Quindi? Non ho risposte. Si tratta di uno di quei casi che capitano sempre più spesso e ci colgono di sorpresa. Non so con quale categoria interpretare, se non con quel «uncanny valley» a mezzo del quale vengono definiti i fenomeni la cui capacità di disorientare è data da un confine incerto tra umano e artificiale, e che per estensione, direi, definisce anche i fenomeni che documentano il verificarsi di sincronie e coincidenze nella nostra attività on line. A volte saltano agli occhi e ci sbalordiscono, ma io ho l’impressione che la nostra esistenza quotidiana sia sempre più permeata di segrete ricorrenze, simmetrie e rifrazioni, le quali saranno un effetto, immagino, della capacità esponenziale degli algoritmi d’integrarsi nella vita materiale, di radicarsi nei nostri scambi, di conoscere e interpretare le relazioni umane, di nutrirsene, di prevederle e di rafforzarle negli spazi dove gli algoritmi operano creando. E la pandemia non può che aver accelerato questo processo, versando benzina nelle macchine.
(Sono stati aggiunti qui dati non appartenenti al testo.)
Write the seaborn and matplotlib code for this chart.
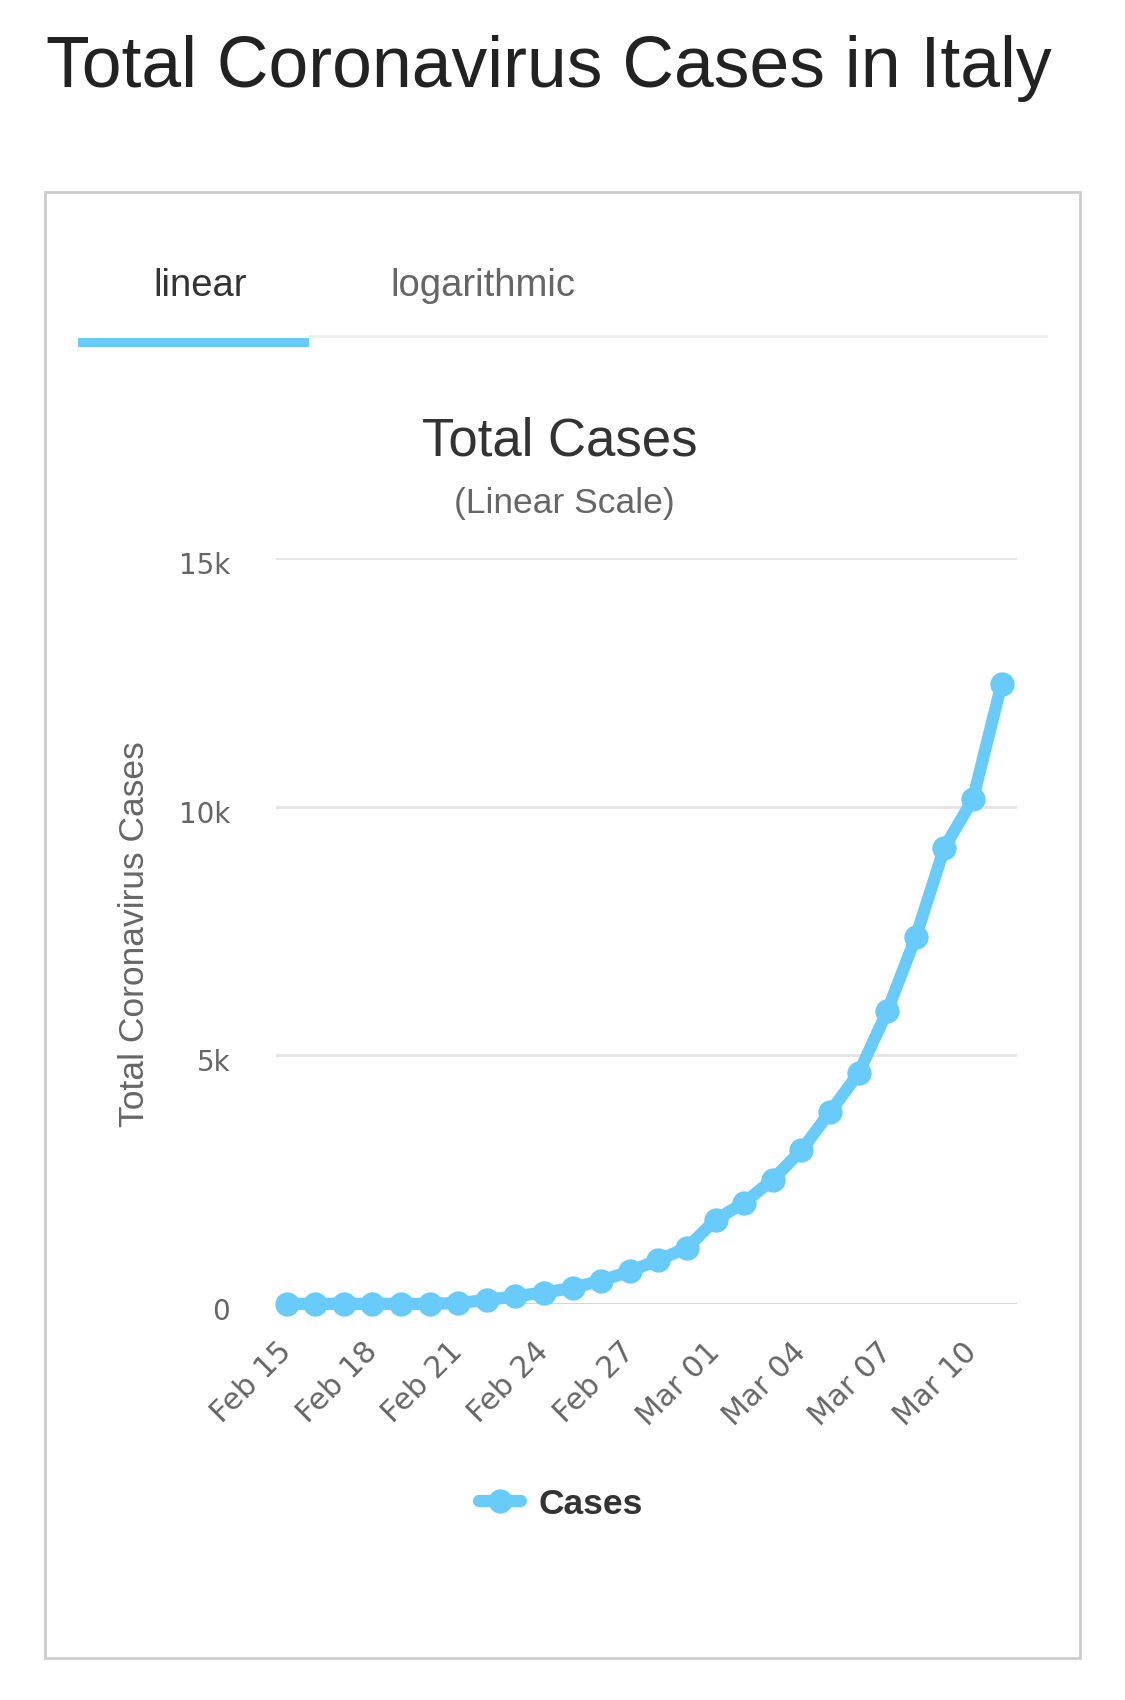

Osservare la ricorrenza di certi casi somiglia un po’ all’ascolto di un rumore, più rumori, uno sgocciolio, un piccolo scatto o un rintocco metallico, insomma il lavorio che a volte avvertiamo tra le tubature nei muri delle nostre case, senza capire bene di che cosa si tratta e del quale finiamo per dimenticarci.
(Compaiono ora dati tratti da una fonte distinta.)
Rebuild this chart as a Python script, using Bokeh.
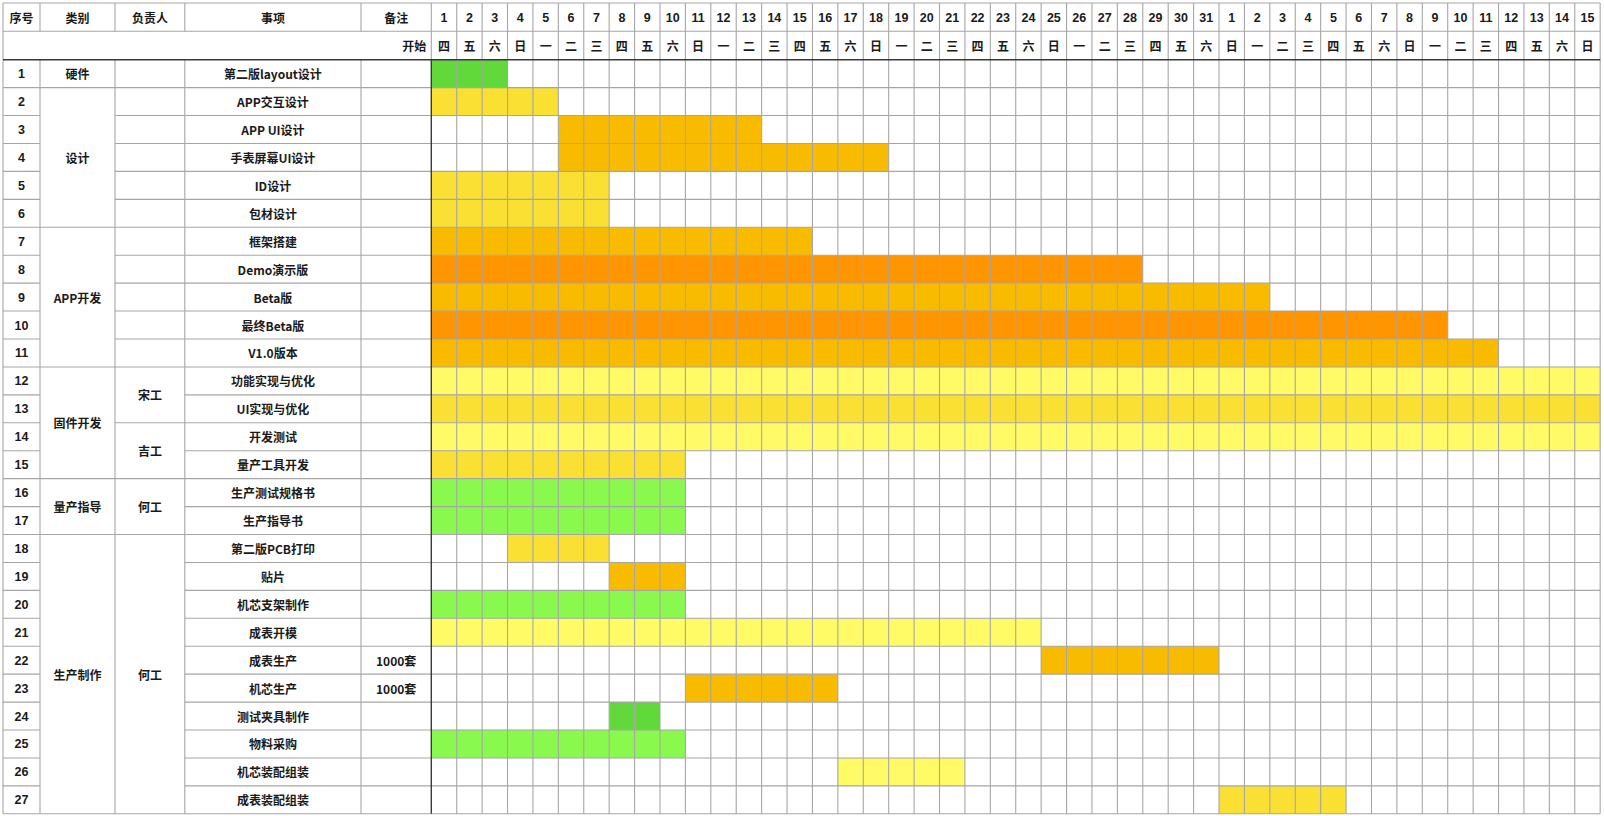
from bokeh.plotting import figure
from bokeh.models import Range1d, ColumnDataSource
from bokeh.core.properties import value
from bokeh.embed import file_html
from bokeh.resources import INLINE

# ---------------- data ----------------
header_labels = ["序号", "类别", "负责人", "事项", "备注"]
start_label = "开始"
day_labels = [1, 2, 3, 4, 5, 6, 7, 8, 9, 10, 11, 12, 13, 14, 15, 16, 17, 18, 19, 20,
              21, 22, 23, 24, 25, 26, 27, 28, 29, 30, 31,
              1, 2, 3, 4, 5, 6, 7, 8, 9, 10, 11, 12, 13, 14, 15]
weekday_labels = ["四", "五", "六", "日", "一", "二", "三",
                  "四", "五", "六", "日", "一", "二", "三",
                  "四", "五", "六", "日", "一", "二", "三",
                  "四", "五", "六", "日", "一", "二", "三",
                  "四", "五", "六", "日", "一", "二", "三",
                  "四", "五", "六", "日", "一", "二", "三",
                  "四", "五", "六", "日"]

task_ids = list(range(1, 28))
categories = ["硬件", "设计", "设计", "设计", "设计", "设计",
              "APP开发", "APP开发", "APP开发", "APP开发", "APP开发",
              "固件开发", "固件开发", "固件开发", "固件开发",
              "量产指导", "量产指导",
              "生产制作", "生产制作", "生产制作", "生产制作", "生产制作",
              "生产制作", "生产制作", "生产制作", "生产制作", "生产制作"]
owners = ["", "", "", "", "", "", "", "", "", "", "",
          "宋工", "宋工", "吉工", "吉工",
          "何工", "何工",
          "何工", "何工", "何工", "何工", "何工", "何工", "何工", "何工", "何工", "何工"]
task_names = ["第二版layout设计", "APP交互设计", "APP UI设计", "手表屏幕UI设计", "ID设计", "包材设计",
              "框架搭建", "Demo演示版", "Beta版", "最终Beta版", "V1.0版本",
              "功能实现与优化", "UI实现与优化", "开发测试", "量产工具开发",
              "生产测试规格书", "生产指导书",
              "第二版PCB打印", "贴片", "机芯支架制作", "成表开模", "成表生产", "机芯生产",
              "测试夹具制作", "物料采购", "机芯装配组装", "成表装配组装"]
notes = ["", "", "", "", "", "", "", "", "", "", "", "", "", "", "", "", "", "",
         "", "", "", "1000套", "1000套", "", "", "", ""]
# start = 1-based day column index, dur = number of day columns
starts = [1, 1, 6, 6, 1, 1, 1, 1, 1, 1, 1, 1, 1, 1, 1, 1, 1, 4, 8, 1, 1, 25, 11, 8, 1, 17, 32]
durations = [3, 5, 8, 13, 7, 7, 15, 28, 33, 40, 42, 46, 46, 46, 10, 10, 10, 4, 3, 10, 24, 7, 6, 2, 10, 5, 5]
# colour class of each bar
bar_class = ["G", "Y", "O", "O", "Y", "Y", "O", "D", "O", "D", "O",
             "L", "Y", "L", "Y", "N", "N", "Y", "O", "N", "L", "O", "O", "G", "N", "L", "Y"]

# ---------------- style / layout ----------------
palette = {"G": "#61D93A", "N": "#8AF94E", "Y": "#FBE034", "L": "#FFFB66",
           "O": "#F9BB00", "D": "#FF9500"}
GRID = "#A6A6A6"
DARK = "#3A3A3A"
TXT = "#1A1A1A"
FONT = value("Noto Sans CJK SC")
NUMFONT = value("Liberation Sans")

W, H = 1604, 816
col_edges = [2.5, 39.5, 114.5, 184.3, 360.5, 430.8]
gx0 = col_edges[-1]
cw = 25.41
ndays = len(day_labels)
gx1 = gx0 + ndays * cw
hy = [2.5, 30.8, 59.2]
rh = 27.93
nrows = len(task_names)


def row_top(i):
    return hy[2] + i * rh


def day_x(i):
    return gx0 + i * cw


p = figure(width=W, height=H, x_range=Range1d(0, W), y_range=Range1d(H, 0),
           output_backend="svg", toolbar_location=None, min_border=0,
           x_axis_location=None, y_axis_location=None)
p.grid.visible = False
p.outline_line_color = None
p.background_fill_color = "white"
p.border_fill_color = "white"

# bars
bl, br, bt, bb, bc = [], [], [], [], []
for i in range(nrows):
    bl.append(day_x(starts[i] - 1))
    br.append(day_x(starts[i] - 1 + durations[i]))
    bt.append(row_top(i))
    bb.append(row_top(i + 1))
    bc.append(palette[bar_class[i]])
p.quad(left=bl, right=br, top=bt, bottom=bb, fill_color=bc, line_color=None)

# grid lines (gray)
x0s, y0s, x1s, y1s = [], [], [], []


def seg(a, b, c, d):
    x0s.append(a); y0s.append(b); x1s.append(c); y1s.append(d)


# horizontals
seg(col_edges[0], hy[0], gx1, hy[0])
seg(col_edges[0], hy[1], gx1, hy[1])
seg(col_edges[0], row_top(nrows), gx1, row_top(nrows))
for i in range(nrows - 1):
    y = row_top(i + 1)
    seg(col_edges[0], y, col_edges[1], y)
    if categories[i] != categories[i + 1]:
        seg(col_edges[1], y, col_edges[2], y)
    same_owner = (owners[i] != "" and owners[i] == owners[i + 1]
                  and categories[i] == categories[i + 1])
    if not same_owner:
        seg(col_edges[2], y, col_edges[3], y)
    seg(col_edges[3], y, gx1, y)

# verticals
for x in col_edges:
    if x == gx0:
        seg(x, hy[0], x, hy[2])
    elif x == col_edges[0]:
        seg(x, hy[0], x, row_top(nrows))
    else:
        seg(x, hy[0], x, hy[1])
        seg(x, hy[2], x, row_top(nrows))
for d in range(1, ndays + 1):
    x = day_x(d)
    seg(x, hy[0], x, row_top(nrows))

p.segment(x0=x0s, y0=y0s, x1=x1s, y1=y1s, line_color=GRID, line_width=1.1)

# dark lines
p.segment(x0=[col_edges[0], gx0], y0=[hy[2], hy[2]], x1=[gx1, gx0], y1=[hy[2], row_top(nrows)],
          line_color=DARK, line_width=1.4)

# ---------------- texts ----------------
tx, ty, tt, ta = [], [], [], []
nx, ny, nt = [], [], []


def txt(x, y, s, align="center"):
    tx.append(x); ty.append(y); tt.append(str(s)); ta.append(align)


def num(x, y, s):
    nx.append(x); ny.append(y); nt.append(str(s))


hmid1 = (hy[0] + hy[1]) / 2
hmid2 = (hy[1] + hy[2]) / 2
for k, lab in enumerate(header_labels):
    txt((col_edges[k] + col_edges[k + 1]) / 2, hmid1, lab)
txt(gx0 - 5, hmid2, start_label, "right")
for d in range(ndays):
    cx = day_x(d) + cw / 2
    num(cx, hmid1, day_labels[d])
    txt(cx, hmid2, weekday_labels[d])

for i in range(nrows):
    cy = row_top(i) + rh / 2
    num((col_edges[0] + col_edges[1]) / 2, cy, task_ids[i])
    txt((col_edges[3] + col_edges[4]) / 2, cy, task_names[i])
    if notes[i]:
        txt((col_edges[4] + col_edges[5]) / 2, cy, notes[i])

# merged category cells
i = 0
while i < nrows:
    j = i
    while j + 1 < nrows and categories[j + 1] == categories[i]:
        j += 1
    txt((col_edges[1] + col_edges[2]) / 2, (row_top(i) + row_top(j + 1)) / 2, categories[i])
    i = j + 1

# merged owner cells
i = 0
while i < nrows:
    j = i
    if owners[i] != "":
        while (j + 1 < nrows and owners[j + 1] == owners[i]
               and categories[j + 1] == categories[i]):
            j += 1
        txt((col_edges[2] + col_edges[3]) / 2, (row_top(i) + row_top(j + 1)) / 2, owners[i])
    i = j + 1

src = ColumnDataSource(dict(x=tx, y=ty, text=tt, align=ta))
p.text(x="x", y="y", text="text", source=src, text_align="align", text_baseline="middle",
       text_font=FONT, text_font_style="bold", text_font_size="12px", text_color=TXT)

nsrc = ColumnDataSource(dict(x=nx, y=ny, text=nt))
p.text(x="x", y="y", text="text", source=nsrc, text_align="center", text_baseline="middle",
       text_font=NUMFONT, text_font_style="bold", text_font_size="12.5px", text_color=TXT)

open("out.html", "w").write(file_html(p, INLINE))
Non confonderei il caso del video di Baghetti e di Johan Sebastian Bach con la trasmissione a distanza del pensiero che chiamiamo telepatia. La telepatia, ammesso che esista, prevede consapevolezza. Potrebbe trattarsi invece di un travaso telepatico di memorie, gusti, immaginario, temperature, intensità, categorie, sensibilità, che avviene da un corpo all’altro senza consapevolezza delle parti coinvolte. Ma in fondo, non è così che ci s’influenza e contagia, da sempre, gli uni con gli altri? Le mie considerazioni sono quelle di un non esperto, che come altri esseri umani vive parte della propria vita online. In un contesto così oscuro e in espansione non si può che vivere in una condizione di ingenuità e inconsapevolezza. Come disse in un documentario l’ex Segretario della Difesa americana Donald Rumsfeld: «Ci sono cose che sappiamo di sapere. Sappiamo anche che ci sono incognite conosciute, cioè sappiamo che ci sono alcune cose che non conosciamo. Ma ci sono anche incognite sconosciute; ovvero ci sono cose che non sappiamo di non sapere» («there are things we know we know. We also know there are known unknowns; that is to say we know there are some things we do not know»).